July 14, 2013 by katie
TREASURED
**** (4 stars)
The Other Way Works have established a name for themselves with a series of productions whose format can only be described, somewhat unsatisfactorily, as “performances”. The company prides itself upon creating unconventional live events — part theatre, part installation, part exhibition — in unconventional spaces. Mayfly toured festivals with a light show cast upon the stretched canvas of a tent, and I Am Waiting For The Opportunity To Save Someone’s Life transformed an empty unit in Birmingham’s Mailbox development into a brace of suites modelled around variations on the subject of waiting. Their new production, Treasured, does not explore radically new ground, either within the company’s thematic territory or within the wider parameters of their artistic style — but in its own terms, the piece transcends its essentially simplistic nature to offer patrons a deeply personal and rather moving experience, without ever revealing how or why it has done so.
Treasured has been commissioned by mac as part of the Encounters season, and see patrons ascend at staggered intervals to the Foyle Gallery which has been fitted out in an amalgam of a Dickensian curiosity shop and an elderly relative’s sitting-room. Having been encouraged to look around the bric-a-brac and objets d’art, an attendant is on hand to serve tea in china cups, complete with lump sugar and viennese whirls. All aspects of design, from the discreet footlights to the soundtrack of operetta and saxophone jazz, create a genuinely relaxing, enveloping atmosphere, which is only disrupted by the noise of patrons chatting and bustling around the Box Office unfortunately situated below.

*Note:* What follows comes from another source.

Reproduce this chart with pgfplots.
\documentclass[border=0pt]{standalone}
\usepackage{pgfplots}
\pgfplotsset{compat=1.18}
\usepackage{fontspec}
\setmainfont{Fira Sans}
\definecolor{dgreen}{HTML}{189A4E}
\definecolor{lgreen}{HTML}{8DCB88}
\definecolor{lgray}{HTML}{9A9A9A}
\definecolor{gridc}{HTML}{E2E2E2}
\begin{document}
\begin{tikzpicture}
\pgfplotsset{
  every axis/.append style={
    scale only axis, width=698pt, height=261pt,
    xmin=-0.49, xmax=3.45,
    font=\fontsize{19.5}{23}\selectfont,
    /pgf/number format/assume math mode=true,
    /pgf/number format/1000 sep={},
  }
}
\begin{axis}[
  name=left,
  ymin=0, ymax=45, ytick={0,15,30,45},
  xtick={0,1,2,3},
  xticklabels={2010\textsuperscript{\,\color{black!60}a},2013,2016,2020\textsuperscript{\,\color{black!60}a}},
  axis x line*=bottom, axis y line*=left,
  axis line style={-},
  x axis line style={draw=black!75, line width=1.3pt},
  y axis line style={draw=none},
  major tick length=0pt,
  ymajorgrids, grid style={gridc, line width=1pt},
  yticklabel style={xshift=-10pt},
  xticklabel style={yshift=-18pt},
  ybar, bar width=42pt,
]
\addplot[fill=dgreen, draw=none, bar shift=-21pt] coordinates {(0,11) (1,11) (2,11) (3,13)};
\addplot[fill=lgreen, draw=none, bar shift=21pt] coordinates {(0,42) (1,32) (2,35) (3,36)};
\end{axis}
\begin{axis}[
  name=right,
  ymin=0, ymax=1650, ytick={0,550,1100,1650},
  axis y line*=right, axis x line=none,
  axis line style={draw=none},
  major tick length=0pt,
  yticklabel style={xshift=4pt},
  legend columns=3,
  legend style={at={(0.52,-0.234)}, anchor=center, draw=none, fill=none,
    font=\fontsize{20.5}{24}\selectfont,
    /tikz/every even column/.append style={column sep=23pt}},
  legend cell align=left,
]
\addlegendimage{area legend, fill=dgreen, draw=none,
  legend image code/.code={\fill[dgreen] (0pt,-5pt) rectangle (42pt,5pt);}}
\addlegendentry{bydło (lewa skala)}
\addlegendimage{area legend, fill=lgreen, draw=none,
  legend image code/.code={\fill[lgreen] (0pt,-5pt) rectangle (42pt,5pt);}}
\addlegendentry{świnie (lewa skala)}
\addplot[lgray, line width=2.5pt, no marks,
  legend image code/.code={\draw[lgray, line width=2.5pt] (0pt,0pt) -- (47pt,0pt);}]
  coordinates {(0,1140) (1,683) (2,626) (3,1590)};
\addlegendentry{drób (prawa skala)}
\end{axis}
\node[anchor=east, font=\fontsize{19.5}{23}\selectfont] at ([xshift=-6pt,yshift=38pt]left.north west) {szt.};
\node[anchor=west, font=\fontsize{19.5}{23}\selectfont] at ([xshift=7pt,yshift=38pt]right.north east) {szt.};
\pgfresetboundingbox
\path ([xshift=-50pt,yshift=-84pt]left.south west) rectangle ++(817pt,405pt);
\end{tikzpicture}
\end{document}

An envelope in a jewellery box prompts each patron to select their favourite from three mirrors, positioned amongst the antiques, after which a dresser leads them into a second antechamber where they become a participant in a ritual conceived around a piece of body jewellery matched to the décor and dressing of the chosen mirror. In a vestibule crammed with leaves, the patron is adorned with Louise Bryan’s ivy-tendrilled arm sculpture, before being suffused with light to create a silhouette which makes it appear that the plant is sprouting from within the patron themselves. Mikaela Lyons’ ruff made of maps folded into sharp concertinas initiates a circular odyssey on a makeshift sedan chair past suspended boxes of compact mirrors and decoupage sea-monsters. John Moore’s exquisite head-dress, decorated with iridescent beetle wings, forms the centrepiece of a wordless ceremony akin to an Egyptian coronation, with the patron as the revered Pharaoh.

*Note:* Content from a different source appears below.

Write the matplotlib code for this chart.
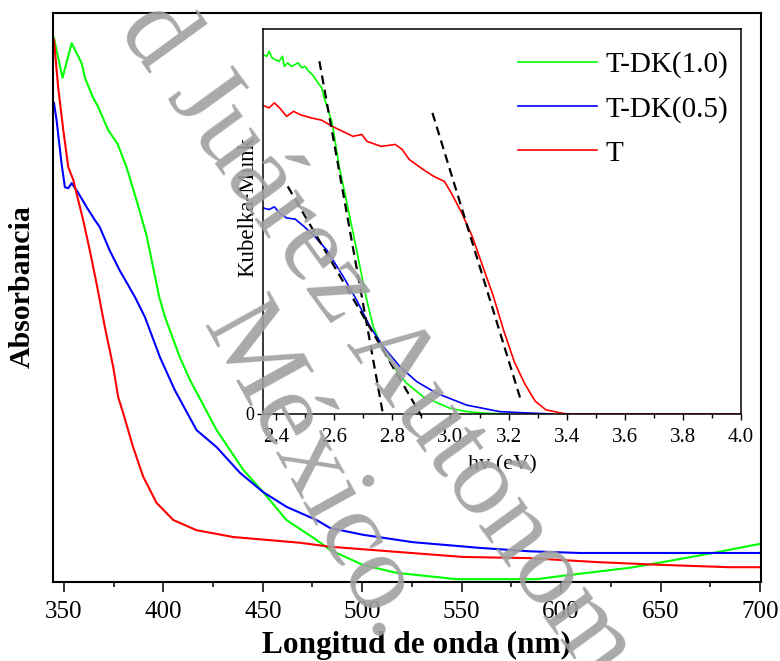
import matplotlib
matplotlib.use('Agg')
import matplotlib.pyplot as plt
from matplotlib.ticker import MultipleLocator

plt.rcParams['font.family'] = ['Liberation Serif', 'DejaVu Serif']

# main spectra: wavelength (nm) and absorbance (arb. units)
wl_g = [345, 349.3, 353.9, 358.9, 360.6, 364.7, 367.2, 372.3, 377, 381.5, 386.5, 391.5,
        398, 400.8, 408.3, 413.4, 426.8, 440.2, 450.2, 461.9, 477, 484, 500.4, 517.3,
        547.5, 587.7, 600.9, 634.6, 651.2, 676.3, 700]
abs_g = [0.956, 0.886, 0.947, 0.912, 0.886, 0.851, 0.835, 0.794, 0.770, 0.729, 0.671, 0.610,
         0.500, 0.466, 0.395, 0.355, 0.267, 0.197, 0.158, 0.109, 0.074, 0.056, 0.030, 0.016,
         0.005, 0.005, 0.011, 0.025, 0.035, 0.051, 0.067]

wl_b = [345, 346.3, 348.8, 350.5, 352.2, 353.9, 357.2, 361.4, 365.6, 368, 373, 378, 385.7,
        390.7, 398.3, 405.8, 416.7, 426.8, 438.5, 450.2, 462, 477, 483.8, 500.4, 525.5,
        559, 584, 609.5, 651, 700]
abs_b = [0.842, 0.812, 0.736, 0.694, 0.692, 0.701, 0.684, 0.659, 0.636, 0.624, 0.583, 0.548,
         0.501, 0.466, 0.395, 0.337, 0.267, 0.237, 0.192, 0.158, 0.132, 0.109, 0.095, 0.083,
         0.070, 0.060, 0.054, 0.051, 0.051, 0.051]

wl_r = [345, 347.1, 349.7, 352.2, 354.7, 357.2, 359.7, 363, 366.4, 370.6, 374.8, 377.3,
        379.8, 384.8, 389.9, 396.6, 405, 416.7, 435.3, 452, 468.7, 483.8, 517.3, 550.8,
        584, 618, 651, 685, 700]
abs_r = [0.953, 0.870, 0.794, 0.729, 0.707, 0.671, 0.636, 0.583, 0.525, 0.448, 0.378, 0.325,
         0.297, 0.237, 0.185, 0.139, 0.109, 0.091, 0.079, 0.074, 0.069, 0.062, 0.053, 0.044,
         0.042, 0.035, 0.030, 0.026, 0.026]

# inset: Kubelka-Munk vs photon energy (eV)
ev_g = [2.356, 2.368, 2.376, 2.386, 2.398, 2.410, 2.422, 2.428, 2.440, 2.452, 2.464, 2.476,
        2.488, 2.500, 2.512, 2.525, 2.537, 2.549, 2.557, 2.564, 2.593, 2.617, 2.641, 2.665,
        2.677, 2.700, 2.712, 2.734, 2.769, 2.803, 2.849, 2.906, 2.998, 3.05, 3.113, 3.2]
km_g = [0.933, 0.929, 0.942, 0.925, 0.920, 0.916, 0.929, 0.903, 0.912, 0.903, 0.907, 0.912,
        0.899, 0.903, 0.890, 0.881, 0.868, 0.855, 0.847, 0.825, 0.756, 0.643, 0.557, 0.470,
        0.426, 0.339, 0.296, 0.227, 0.166, 0.123, 0.080, 0.045, 0.015, 0.007, 0.002, 0.0]

ev_b = [2.356, 2.376, 2.394, 2.412, 2.436, 2.466, 2.496, 2.533, 2.574, 2.631, 2.677, 2.723,
        2.769, 2.826, 2.884, 2.952, 3.056, 3.171, 3.285, 3.35]
km_b = [0.535, 0.531, 0.538, 0.522, 0.509, 0.506, 0.487, 0.461, 0.426, 0.357, 0.296, 0.227,
        0.175, 0.123, 0.084, 0.054, 0.023, 0.006, 0.002, 0.0]

ev_r = [2.356, 2.376, 2.394, 2.412, 2.436, 2.460, 2.484, 2.521, 2.557, 2.593, 2.629, 2.665,
        2.695, 2.713, 2.762, 2.810, 2.834, 2.858, 2.906, 2.943, 2.979, 3.003, 3.039, 3.075,
        3.111, 3.148, 3.184, 3.220, 3.256, 3.292, 3.328, 3.377, 3.40, 4.0]
km_r = [0.801, 0.795, 0.808, 0.795, 0.773, 0.786, 0.777, 0.769, 0.763, 0.747, 0.734, 0.721,
        0.726, 0.708, 0.695, 0.700, 0.687, 0.661, 0.635, 0.617, 0.604, 0.574, 0.522, 0.461,
        0.384, 0.305, 0.215, 0.135, 0.078, 0.033, 0.011, 0.003, 0.0, 0.0]

# tangent lines (start, end) for band gap estimate
tan_g = ([2.549, 2.766], [0.916, 0.007])
tan_b = ([2.440, 2.900], [0.591, -0.005])
tan_r = ([2.938, 3.245], [0.782, 0.029])

labels = ['T-DK(1.0)', 'T-DK(0.5)', 'T']
colors = ['#00ff00', '#0000ff', '#ff0000']

fig = plt.figure(figsize=(7.8, 6.61), dpi=100)
ax = fig.add_axes([0.0679, 0.1195, 0.9077, 0.8608])
ax.plot(wl_g, abs_g, color=colors[0], lw=1.5)
ax.plot(wl_b, abs_b, color=colors[1], lw=1.5)
ax.plot(wl_r, abs_r, color=colors[2], lw=1.5)
ax.set_xlim(344.5, 700.5)
ax.set_ylim(0, 1)
ax.set_yticks([])
ax.xaxis.set_major_locator(MultipleLocator(50))
ax.xaxis.set_minor_locator(MultipleLocator(25))
ax.tick_params(axis='x', which='major', direction='out', length=7, width=1.1, labelsize=18, pad=6.5)
ax.tick_params(axis='x', which='minor', direction='out', length=3.5, width=1.1)
for s in ax.spines.values():
    s.set_linewidth(1.5)
ax.set_xlabel('Longitud de onda (nm)', fontsize=22.5, fontweight='bold', labelpad=6)
ax.xaxis.label.set_x(0.513)
ax.set_ylabel('Absorbancia', fontsize=21.5, fontweight='bold')
ax.yaxis.set_label_coords(-0.025, 0.52)

# inset
ax2 = fig.add_axes([0.3376, 0.3737, 0.6124, 0.5825])
ax2.plot(ev_g, km_g, color=colors[0], lw=1.2, label=labels[0])
ax2.plot(ev_b, km_b, color=colors[1], lw=1.2, label=labels[1])
ax2.plot(ev_r, km_r, color=colors[2], lw=1.2, label=labels[2])
for t in (tan_g, tan_b, tan_r):
    ax2.plot(t[0], t[1], color='black', lw=1.6, linestyle=(0, (4, 2.5)), clip_on=False)
ax2.set_xlim(2.356, 4.0)
ax2.set_ylim(0, 1)
ax2.set_yticks([0])
ax2.xaxis.set_major_locator(MultipleLocator(0.2))
ax2.xaxis.set_minor_locator(MultipleLocator(0.1))
ax2.xaxis.set_major_formatter(plt.FuncFormatter(lambda v, p: '%.1f' % v))
ax2.tick_params(axis='x', which='major', direction='out', length=4.5, width=1.0, labelsize=15, pad=5.5)
ax2.tick_params(axis='x', which='minor', direction='out', length=3, width=1.0)
ax2.tick_params(axis='y', direction='out', length=4.5, width=1.0, labelsize=13, pad=2)
for s in ax2.spines.values():
    s.set_linewidth(1.1)
ax2.set_xlabel('hv (eV)', fontsize=16, labelpad=6)
ax2.set_ylabel('Kubelka-Munk', fontsize=16.5)
ax2.yaxis.set_label_coords(-0.01, 0.538)
ax2.legend(loc='upper left', bbox_to_anchor=(0.534, 0.942), frameon=False, fontsize=21,
           handlelength=2.7, handletextpad=0.3, labelspacing=0.6, borderpad=0, borderaxespad=0)

# watermark
wm = dict(fontsize=80, color='#a0a0a0', alpha=0.9, rotation_mode='anchor',
          ha='left', va='baseline', zorder=10)
fig.text(0.150, 0.955, 'd Juárez Autónoma', rotation=-54, **wm)
fig.text(0.258, 0.508, 'México.', rotation=-61, **wm)

fig.savefig('out.png', dpi=100)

Text is subordinated in favour of alternative sensory languages. Gentle hands guide participants around the chamber by touch, and sound in particular is used to give each ritual a suitably mythic dimension. It is in this aspect of the proceedings that the real purpose of the curiosity shop room suddenly reveals itself; it is necessary for a communicant to disengage themselves from everything outside, to prepare themselves for the self-contained, attention-focusing nature of the ritual process. If the participant were to come straight into the ritual chamber from the busy, noisy world beyond, they would simply not be responsive to the minute sensations that the experience creates and upon which its success depends — which was precisely the effect produced at earlier work-in-progress showings at Pilot.

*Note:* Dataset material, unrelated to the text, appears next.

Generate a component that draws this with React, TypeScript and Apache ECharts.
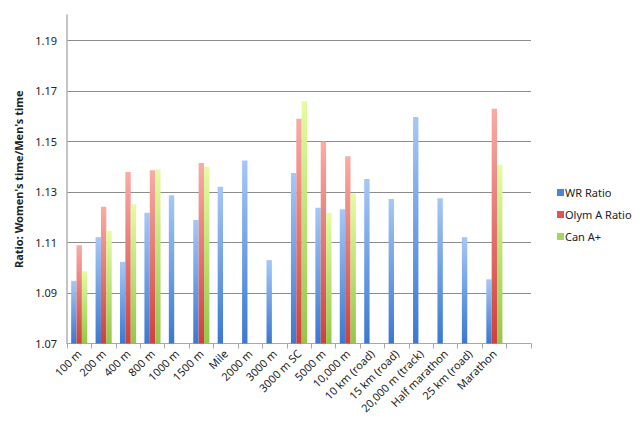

In form and, especially, in content, Treasured has a simplicity which is somehow at odds with the human resources pumped into it; it is difficult in some ways to reconcile why two directors and six creative collaborators (three jewellery designers notwithstanding) were required to create a piece which is reliant on such straightforward, uncomplicated and deintellectualised principles. Certainly, the purpose and the meaning of the experience being undergone always remains just beyond the patron’s grasp, and yet, curiously, in this instance, that matters less than it might under more formal circumstances.
As with previous pieces, the production finish is a little rough around the edges, with carpets lifting around the sides of the room, and copious amounts of gaffer tape drawing the eye and compromising the integrity of the design concepts — but in a space from which all external sights and sounds can be eradicated, and with a more rigorous eye for the fine detail of construction, Treasured truly could be the star centrepiece of The Other Way Works’ collection.